= Eighteenth-Century Ireland (journal) =

Eighteenth-Century Ireland or Iris an dá chultúr, is an annual, peer-reviewed academic journal of eighteenth century Ireland published on behalf of the Eighteenth-Century Ireland Society. The journal was established in 1986. Articles are in English, Irish, or French.

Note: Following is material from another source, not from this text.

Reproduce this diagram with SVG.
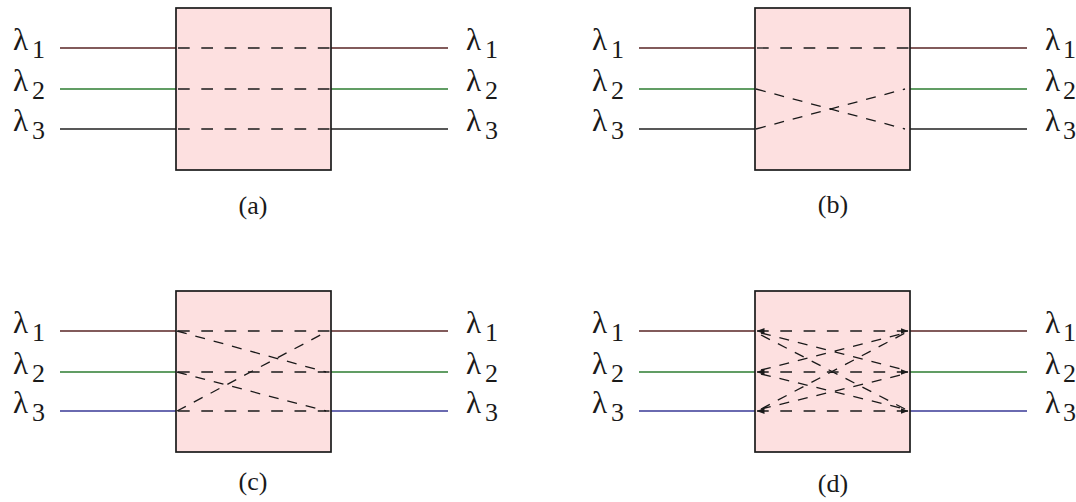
<svg xmlns="http://www.w3.org/2000/svg" width="1076" height="502" viewBox="0 0 1076 502">
  <style>
    .box { fill: #fde0e0; stroke: #1a1a1a; stroke-width: 1.7; }
    .w1 { stroke: #5a2626; stroke-width: 1.4; fill: none; }
    .w2 { stroke: #2e7d32; stroke-width: 1.4; fill: none; }
    .w3 { stroke: #222222; stroke-width: 1.4; fill: none; }
    .w3b { stroke: #3a3a96; stroke-width: 1.4; fill: none; }
    .dash { stroke: #1a1a1a; stroke-width: 1.3; fill: none; stroke-dasharray: 11.7 11.6; }
    .ddash { stroke: #1a1a1a; stroke-width: 1.3; fill: none; stroke-dasharray: 10 9; }
    text { font-family: "Liberation Serif", "DejaVu Serif", "Times New Roman", serif; fill: #1a1a1a; }
    .lam { font-size: 31px; }
    .sub { font-size: 26px; }
    .cap { font-size: 26px; text-anchor: middle; }
  </style>
  <defs>
    <marker id="tip" viewBox="0 0 8 6" refX="7.5" refY="3" markerWidth="8" markerHeight="6" markerUnits="userSpaceOnUse" orient="auto-start-reverse">
      <path d="M0,0 L8,3 L0,6 Z" fill="#1a1a1a"/>
    </marker>
  </defs>

  <!-- (a) straight-through: each wavelength keeps its port -->
  <g id="panel-a">
    <g id="a-wires">
      <path class="w1" d="M60,48 H176 M331,48 H448"/>
      <path class="w2" d="M60,89 H176 M331,89 H448"/>
      <path class="w3" d="M60,129 H176 M331,129 H448"/>
    </g>
    <rect id="a-box" class="box" x="176" y="8" width="155" height="162"/>
    <g id="a-paths">
      <path class="dash" d="M178,48 H331 M178,89 H331 M178,129 H331"/>
    </g>
    <g id="a-labels">
      <text class="lam" x="13" y="50">λ<tspan class="sub" x="32" y="58">1</tspan></text>
      <text class="lam" x="13" y="91">λ<tspan class="sub" x="32" y="99">2</tspan></text>
      <text class="lam" x="13" y="131">λ<tspan class="sub" x="32" y="139">3</tspan></text>
      <text class="lam" x="466" y="50">λ<tspan class="sub" x="485" y="58">1</tspan></text>
      <text class="lam" x="466" y="91">λ<tspan class="sub" x="485" y="99">2</tspan></text>
      <text class="lam" x="466" y="131">λ<tspan class="sub" x="485" y="139">3</tspan></text>
      <text class="cap" x="253" y="214">(a)</text>
    </g>
  </g>

  <!-- (b) λ2 and λ3 swapped -->
  <g id="panel-b" transform="translate(579,0)">
    <g id="b-wires">
      <path class="w1" d="M60,48 H176 M331,48 H448"/>
      <path class="w2" d="M60,89 H176 M331,89 H448"/>
      <path class="w3" d="M60,129 H176 M331,129 H448"/>
    </g>
    <rect id="b-box" class="box" x="176" y="8" width="155" height="162"/>
    <g id="b-paths">
      <path class="dash" d="M178,48 H331"/>
      <path class="ddash" d="M177,89 L326,129 M177,129 L326,89"/>
    </g>
    <g id="b-labels">
      <text class="lam" x="13" y="50">λ<tspan class="sub" x="32" y="58">1</tspan></text>
      <text class="lam" x="13" y="91">λ<tspan class="sub" x="32" y="99">2</tspan></text>
      <text class="lam" x="13" y="131">λ<tspan class="sub" x="32" y="139">3</tspan></text>
      <text class="lam" x="466" y="50">λ<tspan class="sub" x="484" y="58">1</tspan></text>
      <text class="lam" x="466" y="91">λ<tspan class="sub" x="484" y="99">2</tspan></text>
      <text class="lam" x="466" y="131">λ<tspan class="sub" x="484" y="139">3</tspan></text>
      <text class="cap" x="254" y="213">(b)</text>
    </g>
  </g>

  <!-- (c) straight paths plus a cyclic shift -->
  <g id="panel-c" transform="translate(0,283)">
    <g id="c-wires">
      <path class="w1" d="M60,48 H176 M331,48 H448"/>
      <path class="w2" d="M60,89 H176 M331,89 H448"/>
      <path class="w3b" d="M60,128 H176 M331,128 H448"/>
    </g>
    <rect id="c-box" class="box" x="176" y="8" width="155" height="161"/>
    <g id="c-paths">
      <path class="dash" d="M178,48 H331 M178,89 H331 M178,128 H331"/>
      <path class="ddash" d="M177,48 L326,89 M177,89 L326,128 M177,128 L328,48"/>
    </g>
    <g id="c-labels">
      <text class="lam" x="13" y="50">λ<tspan class="sub" x="32" y="58">1</tspan></text>
      <text class="lam" x="13" y="91">λ<tspan class="sub" x="32" y="99">2</tspan></text>
      <text class="lam" x="13" y="130">λ<tspan class="sub" x="32" y="138">3</tspan></text>
      <text class="lam" x="466" y="50">λ<tspan class="sub" x="485" y="58">1</tspan></text>
      <text class="lam" x="466" y="91">λ<tspan class="sub" x="485" y="99">2</tspan></text>
      <text class="lam" x="466" y="130">λ<tspan class="sub" x="485" y="138">3</tspan></text>
      <text class="cap" x="253" y="207">(c)</text>
    </g>
  </g>

  <!-- (d) full interconnection: every input to every output -->
  <g id="panel-d" transform="translate(579,283)">
    <g id="d-wires">
      <path class="w1" d="M60,48 H176 M331,48 H448"/>
      <path class="w2" d="M60,89 H176 M331,89 H448"/>
      <path class="w3b" d="M60,128 H176 M331,128 H448"/>
    </g>
    <rect id="d-box" class="box" x="176" y="8" width="155" height="161"/>
    <g id="d-paths">
      <path class="dash" d="M178,48 H329" marker-start="url(#tip)" marker-end="url(#tip)"/>
      <path class="dash" d="M178,89 H329" marker-start="url(#tip)" marker-end="url(#tip)"/>
      <path class="dash" d="M178,128 H329" marker-start="url(#tip)" marker-end="url(#tip)"/>
      <path class="ddash" d="M182,50 L326,87 M182,52 L326,126 M182,87 L326,50 M182,91 L326,126 M182,126 L326,50 M182,126 L326,91"/>
    </g>
    <g id="d-labels">
      <text class="lam" x="13" y="50">λ<tspan class="sub" x="32" y="58">1</tspan></text>
      <text class="lam" x="13" y="91">λ<tspan class="sub" x="32" y="99">2</tspan></text>
      <text class="lam" x="13" y="130">λ<tspan class="sub" x="32" y="138">3</tspan></text>
      <text class="lam" x="466" y="50">λ<tspan class="sub" x="484" y="58">1</tspan></text>
      <text class="lam" x="466" y="91">λ<tspan class="sub" x="484" y="99">2</tspan></text>
      <text class="lam" x="466" y="130">λ<tspan class="sub" x="484" y="138">3</tspan></text>
      <text class="cap" x="254" y="209">(d)</text>
    </g>
  </g>
</svg>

==Indexing and abstracting==
The journal is indexed in the European Reference Index for the Humanities (ERIH) where it has a rating of INT1. Abstracts of volumes 1-13 are additionally available on the Eighteenth-Century Ireland Society website. The journal forms part of the JSTOR Ireland Collection.

==Reception==
In reviewing the first edition in The Linen Hall Review in 1986, John C. Greene and Michelle O'Riordan argued that the journal came at a time when modern research was "leading to the history of eighteenth-century Ireland being rewritten on almost every front". Toby Barnard, in the Irish University Review also noted the timeliness of publication, seeing it as "a fresh sign of rising interest in that century". A.P.W. Malcomson, in Irish Historical Studies, described Eighteenth-Century Ireland as "filling an obvious void".

==Later volumes==
Reviewing volumes four and five in Irish Historical Studies, Thomas Bartlett described Eighteenth-Century Ireland as "highly regarded" but noted its uneven quality and persistent problems with proof reading. The journal was also reviewed in Irish language publications such as Comhar.